Jan. 22, 1996 · Court of Appeals of New Mexico · No. 16453
121 N.M. 436, 912 P.2d 828

912 P.2d 828

FIRST SOUTHWESTERN FINANCIAL SERVICES, Plaintiff-Appellant, v. Harvey PULLIAM a/k/a Eugene Harvey Pulliam a/k/a E. Harvey Pulliam and Katherine M. Pulliam a/k/a Katherine M. Vidaurri a/k/a Katherine M. De Shon, Defendants-Appellees.

No. 16453.

Court of Appeals of New Mexico.

Jan. 22, 1996.

*437Alfred M. Sanchez, Albuquerque, for Plaintiff-Appellant.

Paul F. Beeht, Albuquerque, for Defendants-Appellees.

OPINION

BUSTAMANTE, Judge.

1. First Southwestern Financial Services (Plaintiff) appeals from an order dismissing its complaint against Harvey and Katherine Pulliam under the Uniform Fraudulent Transfer Act, NMSA 1978, §§ 56-10-14 to - 25 (Cum.Supp.1995) (UFTA), to set aside an allegedly fraudulent transfer of property. The trial court found that the limitations statute, Section 56-10-23(A), had fully run before Plaintiff filed its complaint. We affirm.

2. On January 8, 1990, Harvey sold a house to Katherine, who at that time was a single woman. Katherine recorded the deed with the Bernalillo County clerk on January 16, 1990. Harvey and Katherine married in June of 1990.

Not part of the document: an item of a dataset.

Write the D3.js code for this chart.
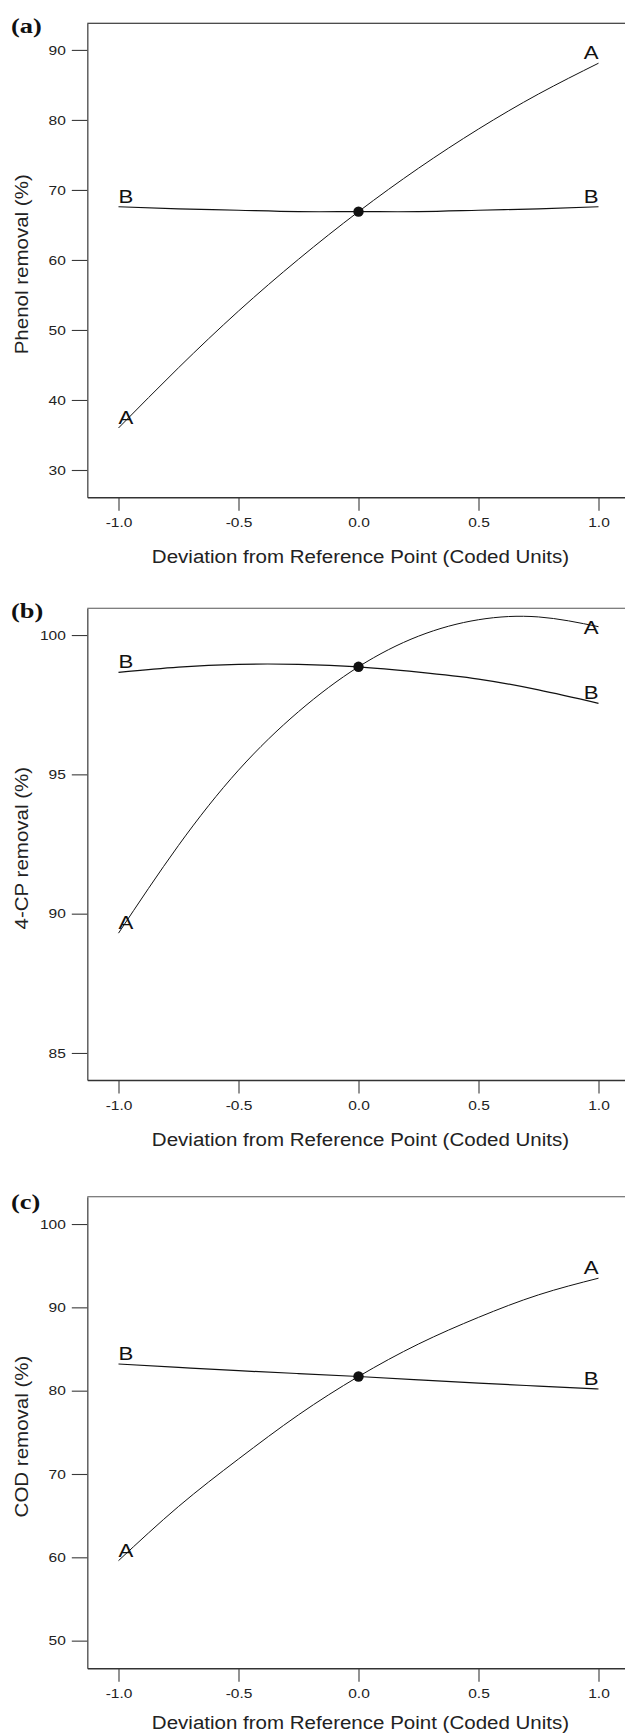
<!DOCTYPE html>
<html>
<head>
<meta charset="utf-8">
<script src="https://cdn.jsdelivr.net/npm/d3@7"></script>
<style>
  html, body { margin: 0; padding: 0; background: #fff; }
  svg { display: block; }
</style>
</head>
<body>
<svg id="chart" width="625" height="1735"></svg>
<script>
// ---- data -------------------------------------------------------------
// coded deviation from the reference point
const codedX = [-1, -0.75, -0.5, -0.25, 0, 0.25, 0.5, 0.75, 1];
const xTickValues = [-1, -0.5, 0, 0.5, 1];

// (a) phenol removal (%)
const phenolA = [36.0, 44.6, 52.7, 60.1, 66.9, 73.1, 78.7, 83.7, 88.1];
const phenolB = [67.6, 67.3, 67.1, 66.9, 66.9, 66.9, 67.1, 67.3, 67.6];
const phenolTicks = [30, 40, 50, 60, 70, 80, 90];
const phenolRange = [26.1, 93.8];

// (b) 4-CP removal (%)
const cpA = [89.3, 92.45, 95.15, 97.25, 98.86, 99.96, 100.55, 100.65, 100.3];
const cpB = [98.66, 98.85, 98.95, 98.95, 98.86, 98.67, 98.42, 98.03, 97.55];
const cpTicks = [85, 90, 95, 100];
const cpRange = [84.03, 100.96];

// (c) COD removal (%)
const codA = [59.6, 66.1, 71.8, 77.1, 81.7, 85.6, 88.8, 91.5, 93.5];
const codB = [83.2, 82.8, 82.4, 82.05, 81.7, 81.3, 80.9, 80.55, 80.2];
const codTicks = [50, 60, 70, 80, 90, 100];
const codRange = [46.68, 103.28];

// reference point response (centre of each plot)
const referenceValues = [66.9, 98.86, 81.7];

const panelTags = ["(a)", "(b)", "(c)"];
const yTitles = ["Phenol removal (%)", "4-CP removal (%)", "COD removal (%)"];
const xTitle = "Deviation from Reference Point (Coded Units)";
const factorNames = ["A", "B"];

// ---- layout -----------------------------------------------------------
const panels = [
  { top: 23.3,   bottom: 497.3,  tagBase: 33,   titleGap: 66,   series: [phenolA, phenolB], ticks: phenolTicks, domain: phenolRange },
  { top: 608.3,  bottom: 1080,   tagBase: 618,  titleGap: 65.5, series: [cpA, cpB],         ticks: cpTicks,     domain: cpRange },
  { top: 1196.7, bottom: 1668.3, tagBase: 1209, titleGap: 61,   series: [codA, codB],       ticks: codTicks,    domain: codRange }
];
// vertical nudge of an end label relative to its default spot (panel, series, end)
const labelNudge = { "1-0-1": 11 };

const SANS = "'Liberation Sans', Arial, Helvetica, sans-serif";
const SERIF = "'Liberation Serif', 'Times New Roman', serif";
const INK = "#111";
const AXIS = "#3a3a3a";

const svg = d3.select("#chart");
const x = d3.scaleLinear().domain([-1.13, 1.13]).range([87.3, 629.7]);
// plain hyphen-minus for negative tick labels
const fmtX = d => d.toFixed(1);

panels.forEach((p, i) => {
  const g = svg.append("g");
  const y = d3.scaleLinear().domain(p.domain).range([p.bottom, p.top]);

  // frame: top border (right border falls outside the page)
  g.append("line")
    .attr("x1", x.range()[0]).attr("x2", x.range()[1])
    .attr("y1", p.top).attr("y2", p.top)
    .attr("stroke", i === 0 ? "#111" : "#555").attr("stroke-width", 1.1);
  g.append("line")
    .attr("x1", x.range()[1]).attr("x2", x.range()[1])
    .attr("y1", p.top).attr("y2", p.bottom)
    .attr("stroke", "#555").attr("stroke-width", 1.1);

  // y axis
  const yAxis = g.append("g")
    .attr("transform", `translate(${x.range()[0]},0)`)
    .call(d3.axisLeft(y).tickValues(p.ticks).tickSize(15.5).tickPadding(6).tickSizeOuter(0));
  yAxis.select(".domain").attr("stroke", "#555").attr("stroke-width", 1.4);
  yAxis.selectAll(".tick line").attr("stroke", AXIS).attr("stroke-width", 1.1);
  yAxis.selectAll(".tick text")
    .attr("font-family", SANS).attr("font-size", 13.5).attr("fill", "#222")
    .attr("x", -21.5 / 1.15)
    .attr("transform", "scale(1.15,1)");

  // x axis
  const xAxis = g.append("g")
    .attr("transform", `translate(0,${p.bottom})`)
    .call(d3.axisBottom(x).tickValues(xTickValues).tickFormat(fmtX)
      .tickSize(13.5).tickPadding(7).tickSizeOuter(0));
  xAxis.select(".domain").attr("stroke", "#333").attr("stroke-width", 1.5);
  xAxis.selectAll(".tick line").attr("stroke", AXIS).attr("stroke-width", 1.1);
  xAxis.selectAll(".tick text")
    .attr("font-family", SANS).attr("font-size", 13.5).attr("fill", "#222")
    .attr("transform", "scale(1.15,1)");

  // axis titles
  g.append("text")
    .attr("transform", `translate(${x(0) + 2},${p.bottom + p.titleGap}) scale(1.08,1)`)
    .attr("text-anchor", "middle")
    .attr("font-family", SANS).attr("font-size", 19).attr("fill", "#222")
    .text(xTitle);
  g.append("text")
    .attr("transform", `translate(28,${(p.top + p.bottom) / 2 + 4}) rotate(-90) scale(1.08,1)`)
    .attr("text-anchor", "middle")
    .attr("font-family", SANS).attr("font-size", 19).attr("fill", "#222")
    .text(yTitles[i]);

  // panel tag
  g.append("text")
    .attr("transform", `translate(11,${p.tagBase}) scale(1.2,1)`)
    .attr("font-family", SERIF).attr("font-weight", "bold").attr("font-size", 22)
    .attr("fill", "#111")
    .text(panelTags[i]);

  // perturbation curves
  const line = d3.line()
    .x(d => x(d[0]))
    .y(d => y(d[1]))
    .curve(d3.curveNatural);

  p.series.forEach((vals, s) => {
    const pts = codedX.map((c, k) => [c, vals[k]]);
    g.append("path")
      .datum(pts)
      .attr("fill", "none")
      .attr("stroke", INK)
      .attr("stroke-width", s === 1 ? 1.2 : 1)
      .attr("d", line);

    // factor labels at both ends of each curve
    [0, 1].forEach(end => {
      const pt = end === 0 ? pts[0] : pts[pts.length - 1];
      const dy = -4 + (labelNudge[`${i}-${s}-${end}`] || 0);
      g.append("text")
        .attr("transform", `translate(${x(pt[0])},${y(pt[1]) + dy}) scale(1.2,1)`)
        .attr("text-anchor", end === 0 ? "start" : "end")
        .attr("font-family", SANS).attr("font-size", 18.5).attr("fill", "#111")
        .text(factorNames[s]);
    });
  });

  // reference point
  g.append("circle")
    .attr("cx", x(0))
    .attr("cy", y(referenceValues[i]))
    .attr("r", 5.2)
    .attr("fill", INK);
});
</script>
</body>
</html>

3. The Federal Deposit Insurance Corporation (FDIC) obtained a judgment against Harvey on October 9, 1991, based on Harvey’s 1988 default under the terms of a promissory note with a now-failed New Mexico bank. We take judicial notice that, after taking over banks, the FDIC sometimes sells its “uncollectible judgments” to other entities at discounted prices. In their brief, the Pulliams claim, and Plaintiff does not deny, that the judgment against Harvey was one of those “uncollectible judgments.” The judgment was assigned to Plaintiff by an instrument dated and signed on May 4,1993.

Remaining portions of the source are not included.